10 Best NFL Tight Ends of All Time
In ranking the 10 best NFL tight ends of all time it's important to note how the player defined the position for his respective era, both as a pass catcher and a blocker. An often overlooked but integral part of an offense, these are the NFL's elite.
- John Mackey, Baltimore Colts, 1963-1973. At 6'2", 224 lbs., John Mackey was one of the NFL's first big pass catching tight ends. He used size and speed to be a threat as a receiver and solid blocker. Elected to NFL Hall of Fame in 1992, Mackey retired with 331 receptions, 5,236 yards, 38 TDs. In 1965-66 seasons, Mackey racked up 90 receptions for 1,643 yards and 16 TDs.
- Mike Ditka, Chicago Bears/Dallas Cowboys, 1961-1972. Iron Mike Ditka was the definition of the word tough. In his rookie year, Ditka had 56 catches for 1,076 yards and 12 TDs. He set a record for tight ends in 1964 when he hauled in 75 catches for 897 yards and 5 TDs in just 14 games. Ditka finished his career with 427 receptions, 5,812 yards and 43 TDs and was voted into the Hall of Fame in 1988.
- Shannon Sharpe, Denver Broncos/Baltimore Ravens, 1990-2003. A workout warrior with an ability to get open, Shannon Sharpe is one of the most gifted tight ends to play in the NFL. He amassed 815 receptions for 10,060 yards and 62 TDs making him the most productive tight end in the NFL not currently playing. Between 1996-97 seasons he had 152 catches for 2,146 yards and 13 TDs.
- Tony Gonzalez, Kansas City Chiefs/Atlanta Falcons 1997-present. Likely the best tight end in his era. At 6'5", 243 lbs., Tony Gonzalez is capable of breaking a play deep and making catches over the middle. He is one reception away from a 1,000 career and has more than 11,800 yards receiving and 82 TDs. He's topped 90 receptions three times in his career and amassed four 1,000-yard seasons.

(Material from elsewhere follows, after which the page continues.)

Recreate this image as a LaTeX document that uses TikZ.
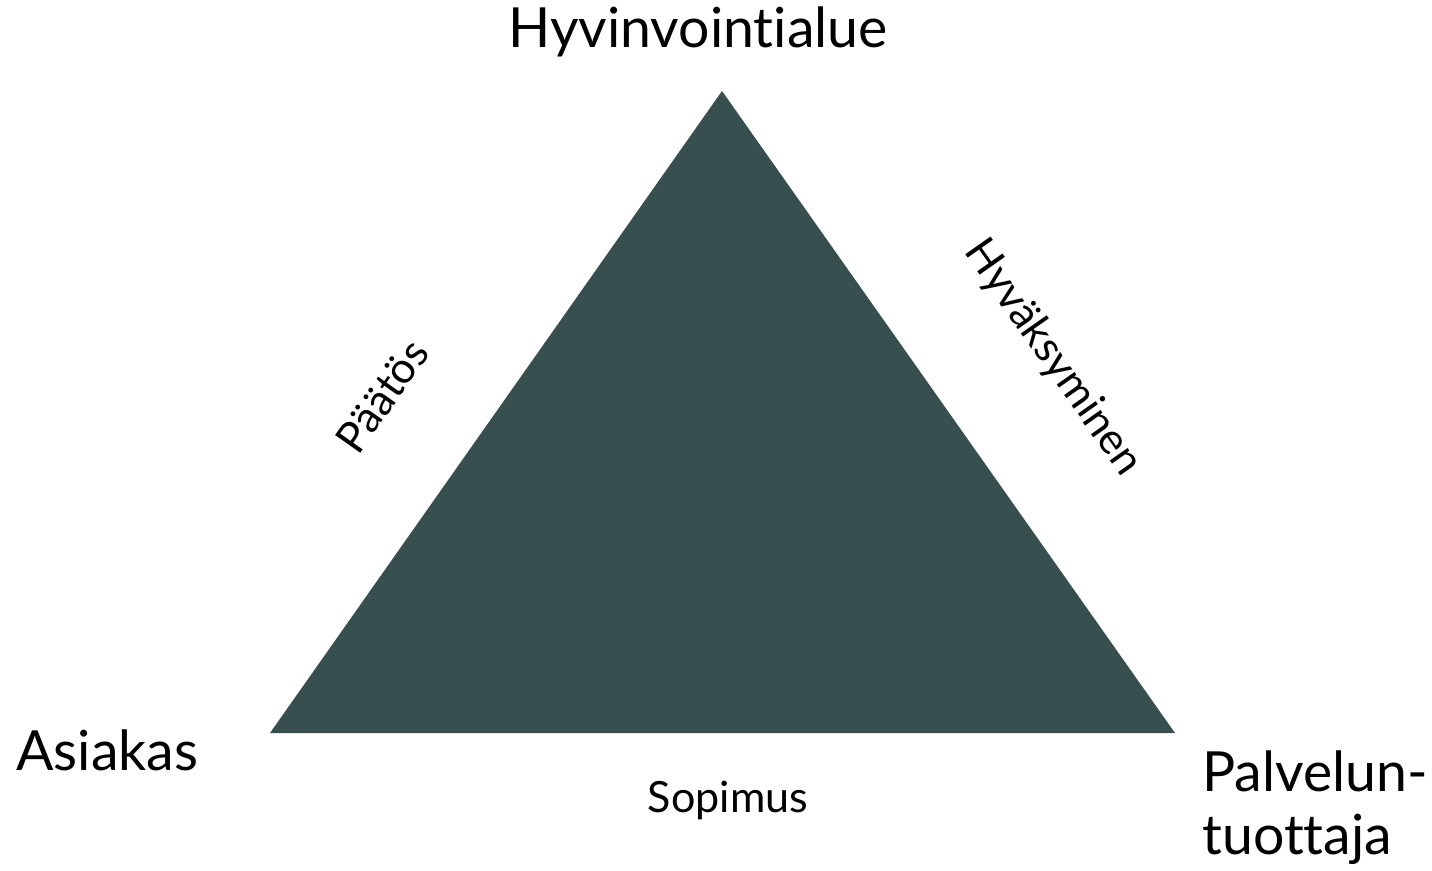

- Ozzie Newsome, Cleveland Browns, 1978-1990. For 13 seasons, Ozzie Newsome was the most dangerous weapon in the Browns offense. A deep threat and a consistent leader, Newsome totaled more than 660 receptions for nearly 8,000 yards and 47 TDs in his career. He was elected to the Hall of Fame in 1999.
- Kellen Winslow, San Diego Chargers, 1979-1987. Kellen Winslow redefined the tight end position using his size (6'5", 251 lbs.) and speed. Over his 9-year career, Winslow amassed 6,741 yards and 45 TDs and 541 receptions. Elected to the Hall of Fame in 1995, Winslow is best known for his 13-catch effort against the Miami Dolphins in the 1981 AFC playoff game, which the Chargers won 41-38.
- Dave Casper, Oakland Raiders, 1974-1984. Known as "the Ghost," Dave Casper was a Raider fan's delight and a secondary's nightmare. Elected to the Hall of Fame in 2002. In 8 seasons with the Raiders, he is most famously known for his performance in the 1977 AFC Divisional playoff game against the Colts where he caught a 42-yard pass known as "the Ghost to the Post."
- Jackie Smith, St. Louis Cardinals 1963-1978. When he retired in 1978, Jackie Smith was the all-time leading receiver for tight ends with 480 receptions for 7,918 yards and 40 TDs. A strong runner and fierce blocker, at 6'4", 235 lbs., Smith was a fixture of the Cardinals offense. He had one catch in 45 games between 1967-1970. Elected to the Hall of Fame in 1994.
- Antonio Gates, San Diego Chargers, 2003-present. Though only in the league for 8 seasons, Antonio Gates is among the top tight ends in the NFL due to his production and ability to get in the end zone. Gates has nearly 480 receptions for 6,223 yards and 59 TDs for the Chargers and is one of the team's primary targets. He is a 6-time Pro Bowler and a 3-time All-Pro.
- Mark Bavaro, New York Giants, 1985-1994. Reliable and tough describe what Mark Bavaro was as a tight end for the Giants for nearly a decade. Bavaro caught 345 passes for 4,733 yards and 39 TDs in his career and was a 2-time Pro Bowler and All-Pro.